John MacPherson was born and lives in the Scottish Highlands. He trained as a welder in the Glasgow shipyards, before completing an apprenticeship as a carpenter, and then qualified as a Social Worker in Disability Services. Along the way he has cooked on canal barges, trained as an Alpine Ski Leader & worked as an Instructor for Skiers with disabilities, been a canoe instructor, and tutor of night classes in carpentry, stained glass design and manufacture, and archery. He has travelled extensively on various continents, undertaking solo trips by bicycle, or motorcycle. He has had narrow escapes from an ambush by terrorists, been hit by lightning, caught in an erupting volcano, trapped in a mobile home by a tornado, kidnapped by a dog's hairdresser, rammed by a basking shark and was once bitten by a wild otter. He has combined all this with professional photography, which he has practised for over 35 years. He teaches photography and acts as a photography guide & tutor in the UK and abroad. His biggest challenge is keeping his 30 year old Land Rover 110 on the road. He loves telling and hearing stories.

Discussion (4 Comments)

  1. Ed says:

    John, this is an amazing story, and you are absolutely right on your ending. Stories need to be kept safe and passed on.

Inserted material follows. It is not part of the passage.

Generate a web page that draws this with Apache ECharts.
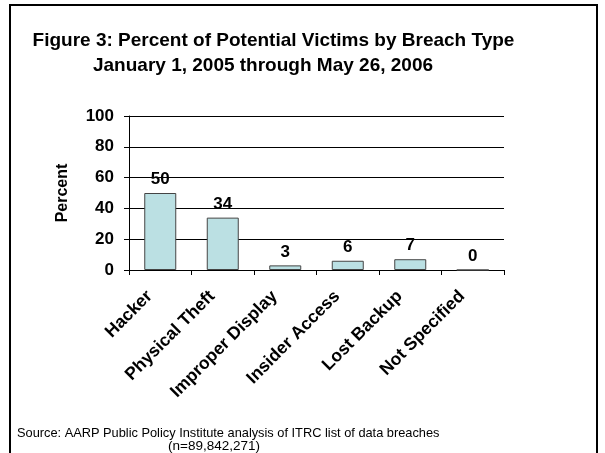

    • Hi Ed – yes, I was quite astonished by it, and I think this is only the tip of an iceberg of ‘stuff’ that I’m not really aware of – there is more history in the Canadian side that I’ve had hints of and it is quite remarkable. Stories eh!

  2. McGregor says:

    What a remarkable and remarkably moving story, John. What a heartbreak for the young lovers, and how very sad the cruel intervention of the young woman’s family – for whatever reason. Curious about the area in Saskatchewan.
    Thank you for sharing the story.

    • Thank for commenting McGregor. Yes I was profoundly moved by the tale. But I have no idea what part of Saskatchewan she visited. She did not tell me, and I don’t think she mentioned it to anyone else. She simply took off to make this pilgrimage and arrived too late, then continued on with her trip to visit the rest of our relatives in Canada and said nothing about where she’d been.